Family Lives responds to David Cameron's commitment to improve parenting

Family Lives welcomes the Prime Minister’s commitment to speeding up plans to improve parenting and for prioritising this area of work. For 30 years Family Lives has been working to support parents to do the best for their children, whatever the reasons that the parent-child relationship has started to break down.

One of the biggest reasons families contact us is because of concerns over their child’s behaviour - between June 2008 and June 2010, of 83,469 calls relating to child behaviour, 62% of callers were seeking advice about their child’s verbal aggression and 31% of calls concerned physical aggression - Worryingly, 88% of the calls concerned aggression within the home environment.

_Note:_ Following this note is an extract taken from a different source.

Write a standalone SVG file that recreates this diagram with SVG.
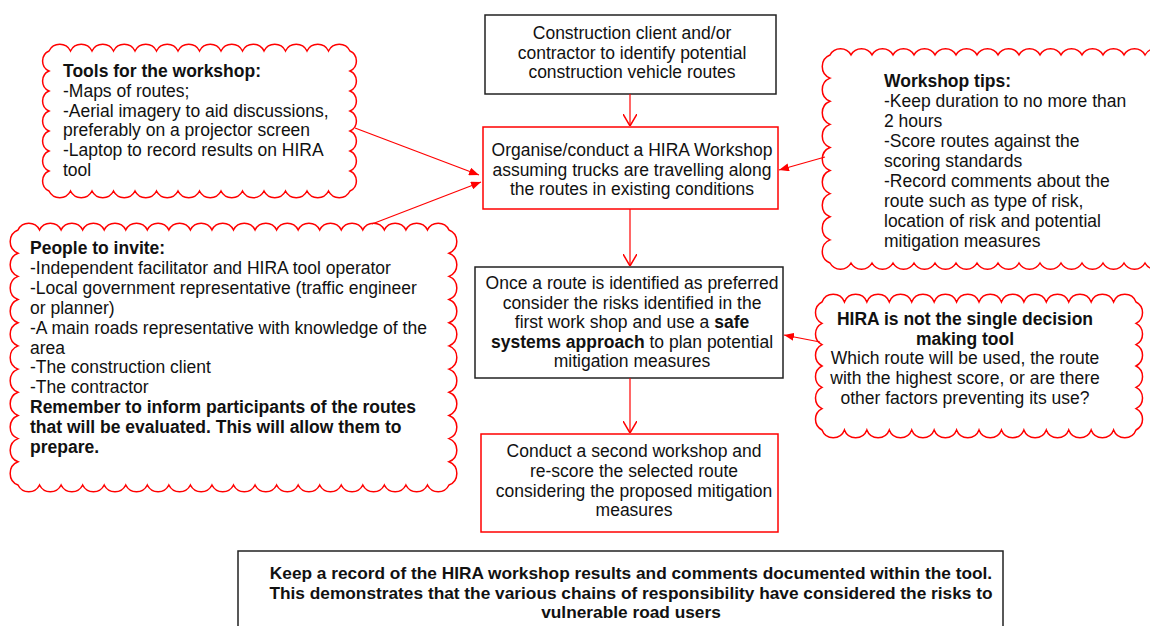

 A recent Family Lives poll found that most people felt that all parents would benefit from some form of parenting support or advice. We know that the majority of parents seek some form of antenatal support and we believe that there should be a greater emphasis on learning how to parent after your children have been born. And whilst we recognise the importance of the early years, there must also be a commitment to supporting the parents of teenagers, as a family may suddenly find that as their child reaches their teens the relationship has changed and they need a whole new set of parenting skills.

There may be many reasons why a parent does not turn up to court to support their child in facing charges. But whatever the reasons, it is clear that some intervention is needed to support that family to repair relationships and take responsibility.

Family Lives runs a campaign “Instructions Not included” that encourages people to take up parenting support, information and advice. We welcome the national debate about parenting as a positive to come out of the awful events of last week, and hope that we can have a sensible debate that avoids blaming parents, but recognises that when children have gone off the rails and parental responsibility and respect and relationships are in tatters, support is needed to help that parent regain their confidence and their authority to parent.

As a charity, we offer free services to parents in an effort to improve the lives of children and to reduce the harmful effects of poor parenting on society. There is a large and growing body of evidence connecting parenting and social outcomes such as crime, school exclusion, truancy, violence, mental health problems, low educational attainment and employment prospects. We urge people to support charities such as our own as we fight to tackle these problems by supporting good parenting.